Add item data

To index items that store their data outside the source, you can create a pre-push extension.

For example, you might be using a Database source, where the database contains item metadata, including a path to a file that stores the item data. Use a pre-push extension to open the file, extract its content, and add it to the item body. The following example shows how.

The script creates an Extensions folder under the COVEO_LOGS_ROOT folder (if it doesn’t already exist) and a subfolder named after the source ID. The script logs relevant information about each crawled item in a .log file in that folder.

Tip
Leading practice

Apply the extension to a duplicate of your production source with a name that clearly indicates it’s for testing purposes only. In this test source, crawl only a small subset of content for faster debugging and to limit the log file size.

Only after fully testing and validating the pre-push extension in the test source should you apply it to your production source.

After you apply this extension, rebuild the source.

# Import required Python libraries. Note: Add non-Python standard libraries to the requirements.txt file.
import os
import base64
import zlib
import logging
from logging.handlers import TimedRotatingFileHandler

# Initialize rotating file logging
log_folder = os.path.join(
    os.getenv("COVEO_LOGS_ROOT"),
    "Extensions",
    os.getenv("SOURCE_ID", "unknown")
)
os.makedirs(log_folder, exist_ok=True)

fname = f"{os.getenv('OPERATION_TYPE','unknown')}_{os.getenv('OPERATION_ID','unknown')}.log"
fpath = os.path.join(log_folder, fname)

handler = TimedRotatingFileHandler(fpath, when="midnight")
handler.suffix = "%Y-%m-%d"

formatter = logging.Formatter(
    fmt="%(asctime)s.%(msecs)03d %(levelname)s %(message)s",
    datefmt="%Y-%m-%d %H:%M:%S"
)
handler.setFormatter(formatter)

logging.basicConfig(level=logging.INFO, handlers=[handler])

# -----------------------------------------------------------------
# Extension entry point. The do_extension function must be defined.
# -----------------------------------------------------------------
def do_extension(body):

    # Log basic item info
    document_id = body.get("DocumentId", "<missing>")
    logging.info("BEGIN processing item: %s", document_id)

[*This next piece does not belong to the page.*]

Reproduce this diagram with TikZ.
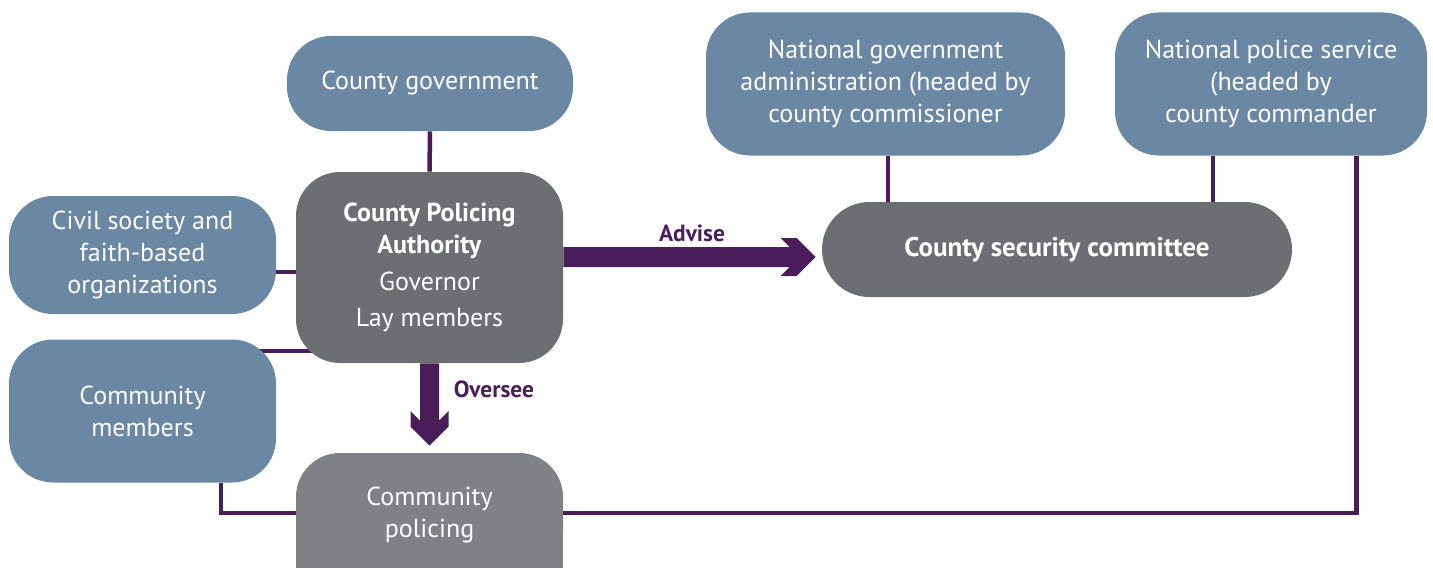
\documentclass[tikz,border=0pt]{standalone}
\usepackage{fontspec}
\setmainfont{PT Sans}
\usetikzlibrary{calc,backgrounds}
\definecolor{boxblue}{HTML}{6A87A3}
\definecolor{boxdark}{HTML}{6D6E72}
\definecolor{boxgray}{HTML}{808184}
\definecolor{linepurple}{HTML}{4A1D5A}
\begin{document}
\begin{tikzpicture}[x=0.5pt,y=-0.5pt,
  box/.style={rounded corners=22pt, inner sep=0pt, align=center, text=white, font=\fontsize{13}{16}\selectfont},
  bluebox/.style={box, fill=boxblue},
  darkbox/.style={box, fill=boxdark},
  graybox/.style={box, fill=boxgray},
  conn/.style={draw=linepurple, line width=2.25pt},
  lbl/.style={text=linepurple, inner sep=0pt, font=\bfseries\fontsize{11.7}{14}\selectfont}
]
\useasboundingbox (0,0) rectangle (1433,567);
\clip (0,0) rectangle (1433,567);

% nodes
\node[bluebox, minimum width=143pt, minimum height=47.5pt] (cg) at (430,83.5) {County government};
\node[bluebox, minimum width=133.5pt, minimum height=59pt] (cs) at (142.5,255) {Civil society and\\faith-based\\organizations};
\node[bluebox, minimum width=133.5pt, minimum height=71.5pt] (cm) at (142.5,411) {Community\\members};
\node[bluebox, minimum width=179.5pt, minimum height=71.5pt] (nga) at (885.5,84) {National government\\administration (headed by\\county commissioner};
\node[bluebox, minimum width=156pt, minimum height=71.5pt] (nps) at (1271,84) {National police service\\(headed by\\county commander};
\node[darkbox, minimum width=133.5pt, minimum height=95.5pt] (cpa) at (429.5,267.5) {\textbf{County Policing}\\\textbf{Authority}\\[2.5pt]Governor\\[2pt]Lay members};
\node[darkbox, rounded corners=23.75pt, minimum width=235pt, minimum height=47.5pt, font=\bfseries\fontsize{13.5}{16}\selectfont] (csc) at (1057,249.5) {County security committee};
\fill[boxgray] (296,520) rectangle (563,580);
\node[graybox, minimum width=133.5pt, minimum height=61.5pt] (cp) at (429.5,514.5) {Community\\policing};

% connectors (behind the boxes)
\begin{scope}[on background layer]
\draw[conn] ([yshift=-6pt]cm.north) -- ([yshift=-6pt]cm.north -| cpa.center);
\draw[conn] ([yshift=-8.5pt]cs.east) -- ([yshift=-8.5pt]cs.east -| cpa.center);
\draw[conn] (cg.south) -- (cpa.north);
\draw[conn] ([xshift=39.25pt]cm.south) |- ([yshift=0.75pt]cp.center);
\draw[conn] ([yshift=0.75pt]cp.center) -| ([xshift=42.75pt]nps.south);
\draw[conn] ([xshift=1.25pt]nga.south) -- ([xshift=1.25pt]nga.south |- csc.north);
\draw[conn] ([xshift=-29pt]nps.south) -- ([xshift=-29pt]nps.south |- csc.north);
\end{scope}

% arrows
\coordinate (aS) at ([yshift=5.25pt]cpa.east);
\coordinate (aT) at ([xshift=-3pt]csc.west |- aS);
\fill[linepurple] ($(aS)+(0,-10)$) -- ($(aT)+(-26,-10)$) -- ($(aT)+(-35,-19)$) -- ($(aT)+(-19,-19)$) -- (aT)
  -- ($(aT)+(-19,19)$) -- ($(aT)+(-35,19)$) -- ($(aT)+(-26,10)$) -- ($(aS)+(0,10)$) -- cycle;
\coordinate (oS) at (cpa.south);
\coordinate (oT) at ([yshift=3.5pt]cp.north);
\fill[linepurple] ($(oS)+(-9.5,0)$) -- ($(oT)+(-9.5,-25)$) -- ($(oT)+(-19,-34.5)$) -- ($(oT)+(-19,-19)$) -- (oT)
  -- ($(oT)+(19,-19)$) -- ($(oT)+(19,-34.5)$) -- ($(oT)+(9.5,-25)$) -- ($(oS)+(9.5,0)$) -- cycle;

\node[lbl] (adv) at (692,233) {Advise};
\node[lbl] (ovs) at (494,389) {Oversee};
\end{tikzpicture}
\end{document}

    full_path = "C:/Data/sample.pdf"

    # File existence check
    if os.path.isfile(full_path):
        logging.info("File found: %s", full_path)

        try:
            # Open and read the file as a binary (`rb`)
            with open(full_path, "rb") as f:
                file_data = f.read()
        except Exception as ex:
            logging.error("Failed to read file '%s': %s", full_path, ex)
            return body

        # Empty file check
        if len(file_data) > 0:
            logging.info("Read %d bytes from %s", len(file_data), full_path)

            try:

                # Compress and encode the file content using `zlib` and `base64` modules
                compressed = zlib.compress(file_data)
                encoded = base64.b64encode(compressed).decode()

                body["CompressionType"] = "ZLIB"
                body["CompressedBinaryData"] = encoded

                logging.info("Compressed and encoded file. Original size: %d bytes, Compressed size: %d bytes",
                             len(file_data), len(compressed))

            except Exception as ex:
                logging.error("Error during compression/encoding for '%s': %s", full_path, ex)

        else:
            logging.warning("file_data is empty for document: %s", full_path)

    else:
        logging.warning("File not found: %s", full_path)

    logging.info("END processing document: %s", document_id)
    return body